Lunedì il sindaco di Atene, Giorgos Kaminis, è stato aggredito da un gruppo di sconosciuti mentre usciva dalla sede dell'Associazione centrale dei Comuni di Grecia, dove aveva partecipato a una riunione sulla decisione del governo di mettere in mobilità il personale della polizia locale e le guardie degli edifici scolastici. L'Associazione dei Lavoratori delle autonomie locali ha condannato l'episodio, definendolo "fascista e dannoso per gli interessi dei lavoratori" e sostenendo che si è trattato "di una provocazione premeditata di persone di estrema destra e di Chrysi Avgi" (il partito neo-nazista) che vogliono "disorientare la società greca dalla giusta causa dei lavoratori del settore".

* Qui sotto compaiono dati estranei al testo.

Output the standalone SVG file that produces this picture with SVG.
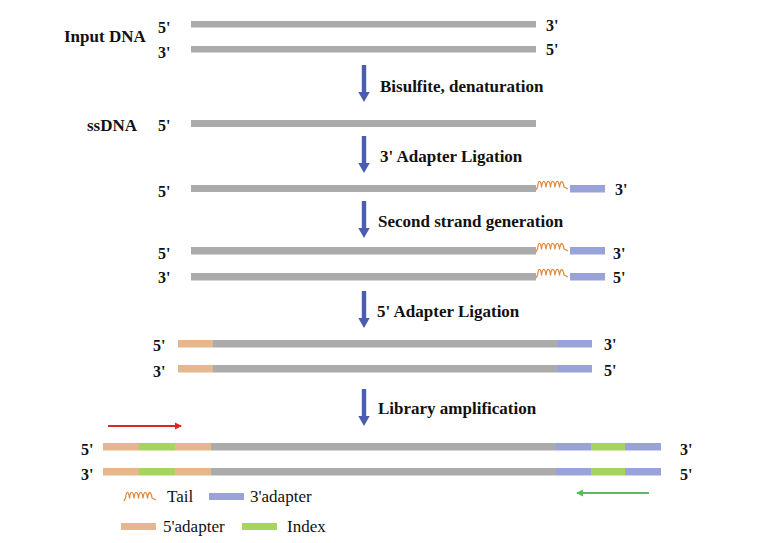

La vicenda è legata proprio ad una di quelle riforme che l'Europa chiede con più vigore: la messa in mobilità di 12.500 dipendenti pubblici al 70% dello stipendio, un provvedimento che precede il trasferimento o il licenziamento per chi non è ricollocabile. Atene si era impegnata a chiudere la partita entro fine giugno, ma non ce l'ha fatta. Il nuovo termine è stato fissato a settembre, ma il periodo di mobilità verrà ridotto da un anno a otto mesi. Tanto per non mettere in dubbio quanto all'Europa stia a cuore la concordia sociale.